Cyclists were less numerous than in the officially warm months, but still numerous. Their garb ranged from optimistically light to absurdly heavy, the same as the pedestrians.

By 4 p.m. the illusion of spring cooled and dimmed. It's late February. Nothing changes that except the steady progress of one day after another.

We had left home on snowy roads. An inch of snow had fallen during the night. Temperatures here were forecast to rise to around 50. We arrived home to find the roads clear and all the new snow gone. The ice sheet on part of the driveway still hangs on, but the soft new flakes dissolved in twelve hours.

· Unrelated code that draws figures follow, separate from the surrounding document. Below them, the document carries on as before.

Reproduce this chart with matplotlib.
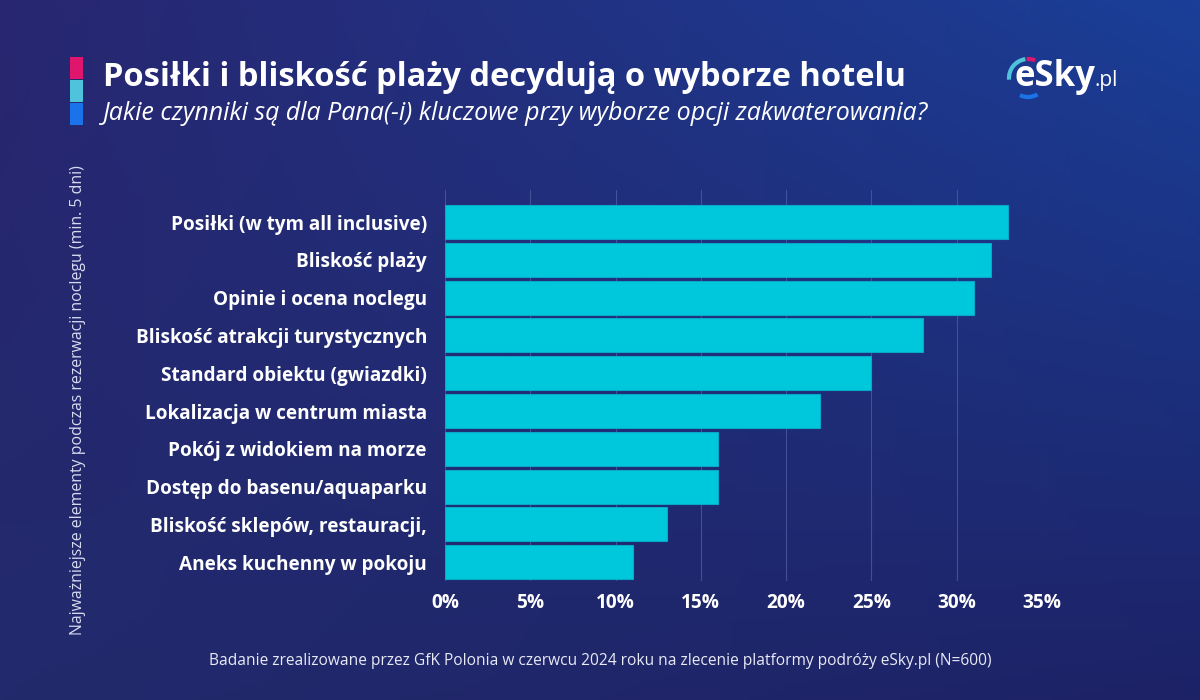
import numpy as np
import matplotlib.pyplot as plt
from matplotlib.patches import Rectangle, Arc
from matplotlib.colors import to_rgb

plt.rcParams['font.family'] = ['Open Sans', 'DejaVu Sans']

# dane z wykresu
categories = [
    "Posiłki (w tym all inclusive)",
    "Bliskość plaży",
    "Opinie i ocena noclegu",
    "Bliskość atrakcji turystycznych",
    "Standard obiektu (gwiazdki)",
    "Lokalizacja w centrum miasta",
    "Pokój z widokiem na morze",
    "Dostęp do basenu/aquaparku",
    "Bliskość sklepów, restauracji,",
    "Aneks kuchenny w pokoju",
]
values = [33, 32, 31, 28, 25, 22, 16, 16, 13, 11]
xticks = [0, 5, 10, 15, 20, 25, 30, 35]
xtick_labels = ["0%", "5%", "10%", "15%", "20%", "25%", "30%", "35%"]

title = "Posiłki i bliskość plaży decydują o wyborze hotelu"
subtitle = "Jakie czynniki są dla Pana(-i) kluczowe przy wyborze opcji zakwaterowania?"
ylabel = "Najważniejsze elementy podczas rezerwacji noclegu (min. 5 dni)"
footer = "Badanie zrealizowane przez GfK Polonia w czerwcu 2024 roku na zlecenie platformy podróży eSky.pl (N=600)"

W, H = 1200, 700
fig = plt.figure(figsize=(12, 7), dpi=100)

# tło - gradient
bg = fig.add_axes([0, 0, 1, 1])
tl, tr = np.array(to_rgb("#282670")), np.array(to_rgb("#1a3f98"))
bl, br = np.array(to_rgb("#222a6c")), np.array(to_rgb("#1d2266"))
u = np.linspace(0, 1, 240)[None, :, None]
v = np.linspace(0, 1, 140)[:, None, None]
grad = (1 - v) * ((1 - u) * tl + u * tr) + v * ((1 - u) * bl + u * br)
bg.imshow(grad, aspect='auto', extent=[0, W, H, 0])
bg.set_xlim(0, W)
bg.set_ylim(H, 0)
bg.axis('off')

# kolorowe kwadraty przy tytule
for y0, c in [(57, "#e0156e"), (80, "#4fc3dc"), (103, "#1a73e8")]:
    bg.add_patch(Rectangle((70, y0), 13, 22, color=c, lw=0))

bg.text(103, 78, title, color='white', fontsize=23.5, fontweight='bold', va='center', ha='left')
bg.text(103, 113, subtitle, color='white', fontsize=18, style='italic', va='center', ha='left')

# logo eSky.pl
bg.text(1015, 86, "eSky", color='white', fontsize=25, fontweight='bold', va='baseline', ha='left')
bg.text(1094, 86, ".pl", color='white', fontsize=15, va='baseline', ha='left')
bg.add_patch(Arc((1028, 78), 38, 38, theta1=175, theta2=262, color="#4fc3dc", lw=3))
bg.add_patch(Arc((1028, 78), 38, 38, theta1=266, theta2=292, color="#e0156e", lw=3))
bg.add_patch(Arc((1028, 78), 38, 38, theta1=60, theta2=115, color="#1a73e8", lw=3))

bg.text(78, 400, ylabel, color='#d8dcf0', fontsize=11.4, rotation=90, va='center', ha='center')
bg.text(600, 661, footer, color='#e8eaf5', fontsize=11.2, va='center', ha='center')

# wykres
ax_l, ax_r = 445, 1042
ax_t, ax_b = 190, 581
ax = fig.add_axes([ax_l / W, 1 - ax_b / H, (ax_r - ax_l) / W, (ax_b - ax_t) / H])
ax.patch.set_alpha(0)
y = np.arange(len(categories))
ax.barh(y, values, height=0.9, color="#00c8dc", edgecolor="#0aa8c8", linewidth=0.8, zorder=3)
ax.set_ylim(len(categories) - 0.5, -0.85)
ax.set_xlim(0, 35)
ax.set_xticks(xticks)
ax.set_xticklabels(xtick_labels)
ax.set_yticks(y)
ax.set_yticklabels(categories)
ax.grid(axis='x', color='#5a6ab0', linewidth=0.8, alpha=0.6, zorder=0)
ax.grid(axis='y', visible=False)
for s in ax.spines.values():
    s.set_visible(False)
ax.tick_params(length=0, colors='white', labelsize=13.7, pad=9)
ax.tick_params(axis='y', pad=13)
for t in ax.get_xticklabels() + ax.get_yticklabels():
    t.set_fontweight('bold')
    t.set_color('white')

fig.savefig("out.png", dpi=100)
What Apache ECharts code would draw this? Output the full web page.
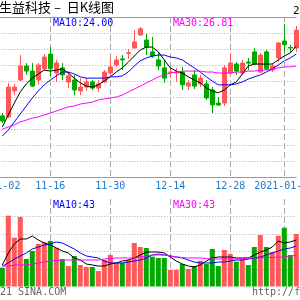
<!DOCTYPE html>
<html><head><meta charset="utf-8">
<script src="https://cdn.jsdelivr.net/npm/echarts@6/dist/echarts.min.js"></script>
<style>html,body{margin:0;padding:0;background:#fff}#c{width:300px;height:300px}</style>
</head><body><div id="c"></div>
<script>
// trading days (first two are left of the visible candles)
const dates = ['2020-11-02','2020-11-03','2020-11-04','2020-11-05','2020-11-06','2020-11-09','2020-11-10','2020-11-11','2020-11-12','2020-11-13',
'2020-11-16','2020-11-17','2020-11-18','2020-11-19','2020-11-20','2020-11-23','2020-11-24','2020-11-25','2020-11-26','2020-11-27',
'2020-11-30','2020-12-01','2020-12-02','2020-12-03','2020-12-04','2020-12-07','2020-12-08','2020-12-09','2020-12-10','2020-12-11',
'2020-12-14','2020-12-15','2020-12-16','2020-12-17','2020-12-18','2020-12-21','2020-12-22','2020-12-23','2020-12-24','2020-12-25',
'2020-12-28','2020-12-29','2020-12-30','2020-12-31','2021-01-04','2021-01-05','2021-01-06','2021-01-07','2021-01-08','2021-01-11',
'2021-01-12','2021-01-13'];
const labelDates = ['2020-11-02','2020-11-16','2020-11-30','2020-12-14','2020-12-28','2021-01-11'];

const openArr = [24.91,24.88,25.69,26.03,26.47,26.31,26.03,26.38,26.84,26.25,
26.41,25.97,26.03,25.69,25.81,25.97,25.78,25.97,26.25,26.50,
26.69,26.86,27.03,27.44,27.28,26.91,26.66,26.41,26.27,26.25,
26.28,25.84,26.19,25.91,25.91,25.72,25.31,25.31,26.25,26.53,
26.25,26.59,26.91,26.28,26.91,26.34,26.72,27.25,27.05,27.03];
const closeArr = [24.75,25.81,25.81,26.47,26.31,25.84,26.50,26.75,26.38,26.56,
26.19,26.16,25.72,25.81,25.97,25.78,25.91,26.28,26.44,26.66,
26.66,26.88,27.22,27.63,27.06,26.78,26.47,26.09,26.28,26.28,
25.88,25.94,25.84,26.09,25.47,25.25,25.25,26.41,26.56,26.31,
26.56,26.56,26.53,26.81,26.38,26.47,27.19,27.13,27.03,27.59];
const lowArr = [24.69,24.84,25.56,26.00,26.19,25.81,25.88,26.34,26.13,25.97,
26.03,25.78,25.56,25.56,25.69,25.72,25.66,25.94,26.19,26.44,
26.34,26.69,27.03,27.41,26.81,26.72,26.34,25.94,26.09,25.97,
25.72,25.72,25.75,25.81,25.41,25.00,25.22,25.22,26.19,26.19,
26.19,26.34,26.50,26.25,26.34,26.28,26.59,26.88,26.88,26.91];
const highArr = [25.00,25.94,25.91,26.81,26.56,26.56,26.56,26.84,27.06,26.66,
26.56,26.28,26.19,26.09,26.09,26.03,26.03,26.34,26.75,26.78,
26.81,27.00,27.59,27.69,27.47,27.38,26.88,26.66,26.41,26.41,
26.44,26.03,26.34,26.19,26.03,25.81,25.50,26.50,26.88,26.59,
26.66,26.72,27.03,26.88,26.97,26.56,27.22,27.78,27.13,27.72];

const ma5 = [24.56,24.94,25.31,25.66,25.91,26.09,26.22,26.34,26.31,26.34,
26.38,26.25,26.09,25.94,25.84,25.81,25.88,26.00,26.13,26.28,
26.41,26.59,26.78,26.97,27.06,27.06,26.91,26.66,26.41,26.31,
26.25,26.13,26.03,25.94,25.78,25.69,25.63,25.72,25.88,25.97,
26.22,26.47,26.53,26.53,26.53,26.53,26.66,26.78,26.88,27.09];
const ma10 = [24.28,24.47,24.72,24.97,25.22,25.47,25.69,25.88,26.03,26.16,
26.28,26.28,26.22,26.13,26.09,26.09,26.09,26.09,26.13,26.13,
26.16,26.28,26.47,26.63,26.72,26.78,26.81,26.81,26.75,26.72,
26.66,26.53,26.41,26.28,26.13,26.00,25.88,25.88,25.88,25.91,
25.97,26.06,26.13,26.19,26.28,26.38,26.50,26.63,26.72,26.84];
const ma30 = [24.50,24.56,24.63,24.72,24.78,24.84,24.88,24.94,25.00,25.06,
25.13,25.19,25.22,25.28,25.31,25.34,25.41,25.44,25.47,25.50,
25.56,25.66,25.75,25.84,25.94,26.03,26.13,26.19,26.25,26.28,
26.31,26.31,26.31,26.31,26.28,26.28,26.25,26.25,26.25,26.28,
26.28,26.31,26.31,26.34,26.34,26.38,26.41,26.44,26.44,26.47];

const volume = [21.5,80.9,55.8,79.4,31.4,40.6,48.6,50.5,52.0,44.3,
31.4,23.4,34.9,24.6,22.3,22.3,17.7,30.3,36.0,26.9,
26.9,30.3,49.7,45.1,44.0,34.1,32.6,32.6,18.9,18.9,
25.7,20.0,23.4,29.5,25.7,42.9,23.4,41.7,37.1,28.3,
31.4,24.6,45.1,58.9,45.1,39.4,58.1,67.2,36.0,60.0];
const vma5 = [24.6,38.3,48.6,54.3,54.3,57.7,53.1,49.7,47.4,44.0,
40.6,38.3,32.6,30.3,25.7,24.6,23.4,23.4,25.7,26.9,
29.1,30.3,32.6,36.0,39.4,39.4,39.4,38.3,33.7,29.1,
25.7,23.4,22.3,24.6,29.1,32.6,33.7,33.7,33.7,32.6,
32.6,32.6,36.0,39.4,41.7,45.1,52.0,49.7,50.9,53.1];
const vma10 = [23.4,26.9,31.4,34.9,38.3,42.9,45.1,47.4,48.6,50.9,
49.7,46.3,42.9,38.3,34.9,33.7,32.6,29.1,26.9,26.9,
26.9,28.0,29.1,30.3,32.6,36.0,37.1,36.0,34.9,33.7,
32.6,30.3,28.0,26.9,26.9,26.9,28.0,28.0,29.1,30.3,
30.3,31.4,32.6,33.7,36.0,38.3,40.6,42.9,44.0,46.3];
const vma30 = [23.4,23.4,24.6,24.6,24.6,25.7,26.9,28.0,29.1,29.7,
30.3,30.3,30.3,30.3,30.3,30.3,30.3,31.4,32.0,32.6,
32.6,32.6,32.6,33.7,34.9,36.0,36.0,36.0,34.9,33.7,
33.1,32.6,32.6,32.6,32.0,31.4,31.4,31.4,31.4,31.4,
32.0,32.6,32.6,32.6,33.1,33.1,33.7,33.7,34.9,35.4];

const UP = '#ff5858', DOWN = '#00a800';
const MONO = 'DejaVu Sans Mono';
const pad = a => ['-','-'].concat(a);
const candleData = [['-','-','-','-'],['-','-','-','-']].concat(openArr.map((o,i)=>[o, closeArr[i], lowArr[i], highArr[i]]));
const volData = pad(volume.map((v,i)=>({value:v, itemStyle:{color: closeArr[i] >= openArr[i] ? UP : DOWN}})));
const isLabel = (idx, val) => labelDates.indexOf(val) >= 0;

const chart = echarts.init(document.getElementById('c'), null, {width:300, height:300});
const dashed = {show:true, interval:isLabel, lineStyle:{color:'#aaaaaa', type:[6,3], width:1}};
const dotted = {show:true, showMinLine:false, showMaxLine:false, lineStyle:{color:'#aaaaaa', type:[1,2], width:1}};
const line = (data, color, xi, yi) => ({type:'line', data:pad(data), xAxisIndex:xi, yAxisIndex:yi, symbol:'none',
  lineStyle:{color:color, width:1}, itemStyle:{color:color}, silent:true});
const txt = (text, left, top, color, size, family) => ({text:text, left:left, top:top, padding:0,
  textStyle:{color:color, fontSize:size, fontWeight:'normal', fontFamily:family}});

chart.setOption({
  animation:false,
  backgroundColor:'#ffffff',
  title:[
    txt('生益科技 –  日K线图', -1, 1, '#000000', 13, 'Noto Sans CJK SC'),
    txt('2', 293, 6, '#000000', 11, MONO),
    txt('MA10:24.00', 53, 18, '#0000ff', 10, MONO),
    txt('MA30:26.81', 173, 18, '#ff00ff', 10, MONO),
    txt('MA10:43', 53, 200, '#0000ff', 10, MONO),
    txt('MA30:43', 173, 200, '#ff00ff', 10, MONO),
    txt('21 SINA.COM', 0, 287, '#666666', 10, MONO),
    txt('http://f', 252, 287, '#666666', 10, MONO)
  ],
  grid:[
    {left:-9.7, top:17, width:306, height:160, outerBoundsMode:'none', containLabel:false},
    {left:-9.7, top:199, width:306, height:87.5, outerBoundsMode:'none', containLabel:false}
  ],
  xAxis:[
    {type:'category', gridIndex:0, data:dates, boundaryGap:false,
      axisLine:{show:true, lineStyle:{color:'#999999', width:1}}, axisTick:{show:false},
      axisLabel:{show:true, interval:isLabel, alignMinLabel:'left', margin:4, color:'#1a7ad2', fontSize:10, fontFamily:MONO,
        formatter: v => v.indexOf('2021') === 0 ? v : v.slice(5)},
      splitLine:dashed},
    {type:'category', gridIndex:0, data:dates, boundaryGap:false, position:'top',
      axisLine:{show:true, lineStyle:{color:'#999999', width:1}}, axisTick:{show:false}, axisLabel:{show:false}, splitLine:{show:false}},
    {type:'category', gridIndex:1, data:dates, boundaryGap:false,
      axisLine:{show:false}, axisTick:{show:false}, axisLabel:{show:false}, splitLine:dashed}
  ],
  yAxis:[
    {type:'value', gridIndex:0, min:23, max:28, interval:0.5, axisLine:{show:false}, axisTick:{show:false}, axisLabel:{show:false}, splitLine:dotted},
    {type:'value', gridIndex:1, min:0, max:100, interval:20, axisLine:{show:false}, axisTick:{show:false}, axisLabel:{show:false}, splitLine:dotted}
  ],
  series:[
    {type:'candlestick', data:candleData, xAxisIndex:0, yAxisIndex:0, barWidth:4,
      itemStyle:{color:UP, color0:DOWN, borderColor:UP, borderColor0:DOWN, borderWidth:1}},
    line(ma5, '#000000', 0, 0),
    line(ma10, '#0000ff', 0, 0),
    line(ma30, '#ff00ff', 0, 0),
    {type:'bar', data:volData, xAxisIndex:2, yAxisIndex:1, barWidth:5},
    line(vma5, '#000000', 2, 1),
    line(vma10, '#0000ff', 2, 1),
    line(vma30, '#ff00ff', 2, 1)
  ]
});
</script></body></html>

March could be snowy, for what that's worth. As a cross-country skier I never felt ready to take full advantage of a late bounty of snow after a winter of improvised training, even when I was younger and more obsessed. Skiing was never the religious observance with me that it is with some people. It's truly a fantastic activity, but if it does not fit into a practical schedule it becomes a luxury. That puts it up against any other luxuries I might try to afford.

Bike commuting is a necessity. It has supported my economy and general well-being for decades. I'm sure most people consider biking to be a luxury and driving to be a necessity. That explains a lot about the average state of mind and body. It is certainly a more normal point of view. It's just one of many norms that need to be questioned.